** START OF Information given **

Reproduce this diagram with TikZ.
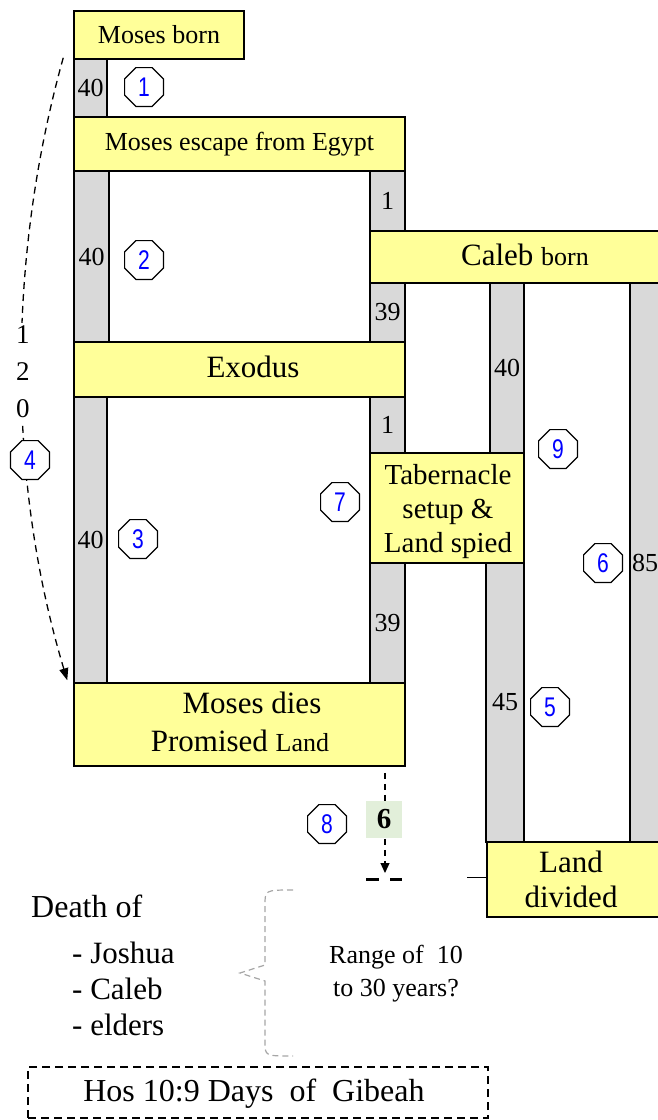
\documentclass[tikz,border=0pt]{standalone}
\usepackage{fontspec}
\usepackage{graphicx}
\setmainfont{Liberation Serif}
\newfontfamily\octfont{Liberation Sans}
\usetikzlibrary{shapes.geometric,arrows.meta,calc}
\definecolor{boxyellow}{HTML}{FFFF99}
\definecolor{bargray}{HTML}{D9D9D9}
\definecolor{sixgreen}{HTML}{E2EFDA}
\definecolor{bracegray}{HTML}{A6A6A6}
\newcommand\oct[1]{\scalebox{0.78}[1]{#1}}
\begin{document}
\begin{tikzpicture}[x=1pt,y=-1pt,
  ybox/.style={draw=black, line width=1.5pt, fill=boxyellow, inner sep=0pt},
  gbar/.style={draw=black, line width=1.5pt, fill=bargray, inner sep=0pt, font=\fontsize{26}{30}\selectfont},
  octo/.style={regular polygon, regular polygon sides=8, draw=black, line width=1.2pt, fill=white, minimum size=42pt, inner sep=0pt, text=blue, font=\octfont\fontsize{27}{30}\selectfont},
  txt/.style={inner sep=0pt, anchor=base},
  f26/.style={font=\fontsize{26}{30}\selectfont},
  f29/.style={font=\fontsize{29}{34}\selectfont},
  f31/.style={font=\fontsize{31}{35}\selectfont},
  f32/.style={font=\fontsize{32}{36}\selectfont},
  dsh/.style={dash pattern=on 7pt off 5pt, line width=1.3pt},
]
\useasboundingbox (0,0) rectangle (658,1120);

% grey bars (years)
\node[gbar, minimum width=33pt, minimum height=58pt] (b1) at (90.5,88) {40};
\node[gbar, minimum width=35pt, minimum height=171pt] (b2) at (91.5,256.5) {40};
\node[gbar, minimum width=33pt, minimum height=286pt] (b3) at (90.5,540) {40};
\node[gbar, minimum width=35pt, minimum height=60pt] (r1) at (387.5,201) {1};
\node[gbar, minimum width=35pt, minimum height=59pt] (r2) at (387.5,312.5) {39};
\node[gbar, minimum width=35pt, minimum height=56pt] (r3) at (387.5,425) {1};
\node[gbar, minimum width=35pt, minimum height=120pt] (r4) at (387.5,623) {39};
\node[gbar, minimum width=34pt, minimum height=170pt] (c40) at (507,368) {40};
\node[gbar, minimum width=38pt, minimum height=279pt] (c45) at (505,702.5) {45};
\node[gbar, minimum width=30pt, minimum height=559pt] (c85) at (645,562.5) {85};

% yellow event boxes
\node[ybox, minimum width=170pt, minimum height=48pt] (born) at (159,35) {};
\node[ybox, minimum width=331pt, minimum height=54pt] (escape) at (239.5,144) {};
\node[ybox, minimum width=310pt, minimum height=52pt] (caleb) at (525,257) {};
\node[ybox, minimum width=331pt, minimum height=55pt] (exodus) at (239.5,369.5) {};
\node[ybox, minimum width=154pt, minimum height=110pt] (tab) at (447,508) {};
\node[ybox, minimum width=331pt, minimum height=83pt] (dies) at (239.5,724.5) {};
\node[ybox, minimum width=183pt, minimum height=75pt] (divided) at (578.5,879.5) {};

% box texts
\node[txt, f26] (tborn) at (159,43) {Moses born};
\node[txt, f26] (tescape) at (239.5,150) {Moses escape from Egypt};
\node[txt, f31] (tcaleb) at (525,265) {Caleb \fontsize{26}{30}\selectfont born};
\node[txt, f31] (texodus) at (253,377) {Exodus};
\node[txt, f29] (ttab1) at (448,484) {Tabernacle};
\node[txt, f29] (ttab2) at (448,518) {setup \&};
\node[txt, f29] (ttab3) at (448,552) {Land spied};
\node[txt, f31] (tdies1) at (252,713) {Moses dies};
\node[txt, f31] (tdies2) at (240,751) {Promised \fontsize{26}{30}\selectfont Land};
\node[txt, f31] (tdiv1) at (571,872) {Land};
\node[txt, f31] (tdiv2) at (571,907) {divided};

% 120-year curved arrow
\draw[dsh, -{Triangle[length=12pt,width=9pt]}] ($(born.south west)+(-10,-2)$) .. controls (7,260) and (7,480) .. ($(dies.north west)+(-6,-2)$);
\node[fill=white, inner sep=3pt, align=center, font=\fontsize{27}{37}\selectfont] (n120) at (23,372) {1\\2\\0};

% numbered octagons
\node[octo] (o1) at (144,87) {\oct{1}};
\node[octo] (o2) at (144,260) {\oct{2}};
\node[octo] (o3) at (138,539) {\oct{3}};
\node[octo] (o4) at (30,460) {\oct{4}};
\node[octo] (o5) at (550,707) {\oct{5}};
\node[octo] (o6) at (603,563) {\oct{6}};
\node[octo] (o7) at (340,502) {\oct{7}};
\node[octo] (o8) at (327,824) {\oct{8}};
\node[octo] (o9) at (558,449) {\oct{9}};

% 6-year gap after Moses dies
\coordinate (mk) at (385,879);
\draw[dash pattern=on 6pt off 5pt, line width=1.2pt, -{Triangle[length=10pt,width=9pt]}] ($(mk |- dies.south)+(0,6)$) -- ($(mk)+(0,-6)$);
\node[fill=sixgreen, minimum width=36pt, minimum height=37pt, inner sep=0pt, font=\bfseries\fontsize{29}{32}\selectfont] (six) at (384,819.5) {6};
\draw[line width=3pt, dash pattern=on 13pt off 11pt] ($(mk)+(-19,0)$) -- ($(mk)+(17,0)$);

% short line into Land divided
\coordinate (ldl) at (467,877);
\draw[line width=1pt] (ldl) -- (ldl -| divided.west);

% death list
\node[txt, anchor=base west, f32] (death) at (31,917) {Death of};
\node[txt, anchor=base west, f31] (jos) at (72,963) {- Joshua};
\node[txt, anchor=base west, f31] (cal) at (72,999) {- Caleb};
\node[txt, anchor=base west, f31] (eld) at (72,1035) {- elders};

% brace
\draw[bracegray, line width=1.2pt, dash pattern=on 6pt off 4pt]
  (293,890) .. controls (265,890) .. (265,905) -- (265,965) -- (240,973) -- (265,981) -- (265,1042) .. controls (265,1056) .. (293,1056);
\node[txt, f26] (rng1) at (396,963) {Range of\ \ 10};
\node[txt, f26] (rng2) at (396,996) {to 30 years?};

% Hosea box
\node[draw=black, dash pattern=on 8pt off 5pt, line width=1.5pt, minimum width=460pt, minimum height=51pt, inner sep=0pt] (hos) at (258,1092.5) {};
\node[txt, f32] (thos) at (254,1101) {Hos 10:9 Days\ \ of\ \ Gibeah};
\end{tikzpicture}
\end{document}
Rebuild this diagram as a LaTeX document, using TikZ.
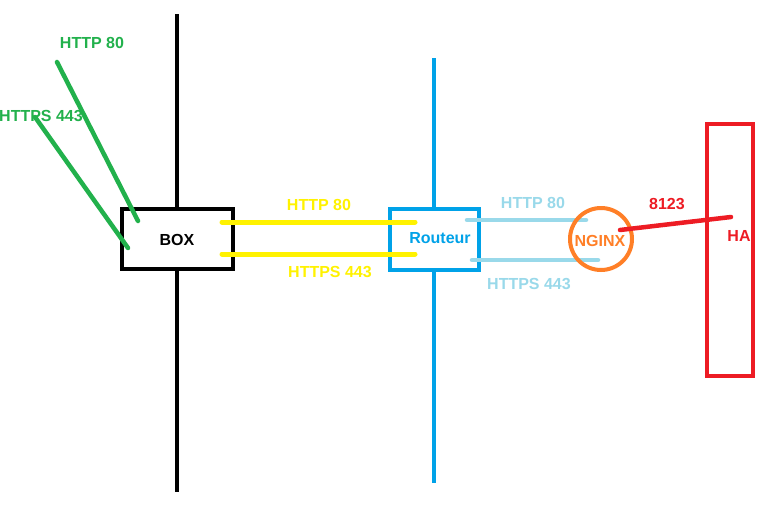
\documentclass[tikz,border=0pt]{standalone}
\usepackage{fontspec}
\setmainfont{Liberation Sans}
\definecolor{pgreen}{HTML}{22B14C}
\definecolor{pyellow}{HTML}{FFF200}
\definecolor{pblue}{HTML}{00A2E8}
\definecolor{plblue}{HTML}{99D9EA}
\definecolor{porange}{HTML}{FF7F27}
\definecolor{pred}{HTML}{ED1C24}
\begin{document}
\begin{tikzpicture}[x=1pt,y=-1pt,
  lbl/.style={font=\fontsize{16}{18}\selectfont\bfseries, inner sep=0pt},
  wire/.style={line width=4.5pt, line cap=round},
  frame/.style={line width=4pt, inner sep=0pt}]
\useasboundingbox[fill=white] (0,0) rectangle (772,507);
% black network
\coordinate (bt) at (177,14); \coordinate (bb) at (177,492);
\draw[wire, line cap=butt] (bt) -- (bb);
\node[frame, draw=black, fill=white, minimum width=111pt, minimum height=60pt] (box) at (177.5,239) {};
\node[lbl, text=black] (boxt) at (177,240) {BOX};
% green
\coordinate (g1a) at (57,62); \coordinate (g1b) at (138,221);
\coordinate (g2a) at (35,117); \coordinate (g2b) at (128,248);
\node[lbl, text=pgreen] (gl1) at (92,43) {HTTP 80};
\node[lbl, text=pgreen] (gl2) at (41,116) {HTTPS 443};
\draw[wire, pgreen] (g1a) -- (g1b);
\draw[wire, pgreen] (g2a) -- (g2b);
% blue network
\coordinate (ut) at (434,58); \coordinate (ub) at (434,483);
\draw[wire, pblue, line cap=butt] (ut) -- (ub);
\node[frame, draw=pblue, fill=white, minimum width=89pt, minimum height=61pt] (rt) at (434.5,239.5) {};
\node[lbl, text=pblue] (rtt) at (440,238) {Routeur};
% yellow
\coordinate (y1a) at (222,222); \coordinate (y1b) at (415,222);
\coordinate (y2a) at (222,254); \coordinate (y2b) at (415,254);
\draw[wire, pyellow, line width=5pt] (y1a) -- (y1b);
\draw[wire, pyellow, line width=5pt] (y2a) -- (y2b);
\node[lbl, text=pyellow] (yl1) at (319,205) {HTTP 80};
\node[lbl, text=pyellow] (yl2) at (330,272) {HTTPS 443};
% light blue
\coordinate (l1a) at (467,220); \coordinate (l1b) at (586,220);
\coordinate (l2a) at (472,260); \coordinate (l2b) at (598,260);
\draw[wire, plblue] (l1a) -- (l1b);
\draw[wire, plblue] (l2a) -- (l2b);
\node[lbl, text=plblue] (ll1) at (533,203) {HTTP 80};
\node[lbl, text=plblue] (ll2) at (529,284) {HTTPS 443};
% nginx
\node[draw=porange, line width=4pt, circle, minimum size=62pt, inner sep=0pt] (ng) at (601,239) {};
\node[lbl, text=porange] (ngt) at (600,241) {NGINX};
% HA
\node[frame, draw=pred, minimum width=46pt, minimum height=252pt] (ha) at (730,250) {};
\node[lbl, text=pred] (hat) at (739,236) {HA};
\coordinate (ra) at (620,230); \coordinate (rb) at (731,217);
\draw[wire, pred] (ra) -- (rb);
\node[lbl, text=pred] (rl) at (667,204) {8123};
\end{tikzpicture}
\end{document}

** END OF Information given **

#### [To do]
Repeat the lines of the listing above verbatim, beginning at its first line and ending at the line containing "minimum width=30pt, minimum", which is included. Omit pictures.

#### [Full solution]
Reproduce this diagram with TikZ.
\documentclass[tikz,border=0pt]{standalone}
\usepackage{fontspec}
\usepackage{graphicx}
\setmainfont{Liberation Serif}
\newfontfamily\octfont{Liberation Sans}
\usetikzlibrary{shapes.geometric,arrows.meta,calc}
\definecolor{boxyellow}{HTML}{FFFF99}
\definecolor{bargray}{HTML}{D9D9D9}
\definecolor{sixgreen}{HTML}{E2EFDA}
\definecolor{bracegray}{HTML}{A6A6A6}
\newcommand\oct[1]{\scalebox{0.78}[1]{#1}}
\begin{document}
\begin{tikzpicture}[x=1pt,y=-1pt,
  ybox/.style={draw=black, line width=1.5pt, fill=boxyellow, inner sep=0pt},
  gbar/.style={draw=black, line width=1.5pt, fill=bargray, inner sep=0pt, font=\fontsize{26}{30}\selectfont},
  octo/.style={regular polygon, regular polygon sides=8, draw=black, line width=1.2pt, fill=white, minimum size=42pt, inner sep=0pt, text=blue, font=\octfont\fontsize{27}{30}\selectfont},
  txt/.style={inner sep=0pt, anchor=base},
  f26/.style={font=\fontsize{26}{30}\selectfont},
  f29/.style={font=\fontsize{29}{34}\selectfont},
  f31/.style={font=\fontsize{31}{35}\selectfont},
  f32/.style={font=\fontsize{32}{36}\selectfont},
  dsh/.style={dash pattern=on 7pt off 5pt, line width=1.3pt},
]
\useasboundingbox (0,0) rectangle (658,1120);

% grey bars (years)
\node[gbar, minimum width=33pt, minimum height=58pt] (b1) at (90.5,88) {40};
\node[gbar, minimum width=35pt, minimum height=171pt] (b2) at (91.5,256.5) {40};
\node[gbar, minimum width=33pt, minimum height=286pt] (b3) at (90.5,540) {40};
\node[gbar, minimum width=35pt, minimum height=60pt] (r1) at (387.5,201) {1};
\node[gbar, minimum width=35pt, minimum height=59pt] (r2) at (387.5,312.5) {39};
\node[gbar, minimum width=35pt, minimum height=56pt] (r3) at (387.5,425) {1};
\node[gbar, minimum width=35pt, minimum height=120pt] (r4) at (387.5,623) {39};
\node[gbar, minimum width=34pt, minimum height=170pt] (c40) at (507,368) {40};
\node[gbar, minimum width=38pt, minimum height=279pt] (c45) at (505,702.5) {45};
\node[gbar, minimum width=30pt, minimum height=559pt] (c85) at (645,562.5) {85};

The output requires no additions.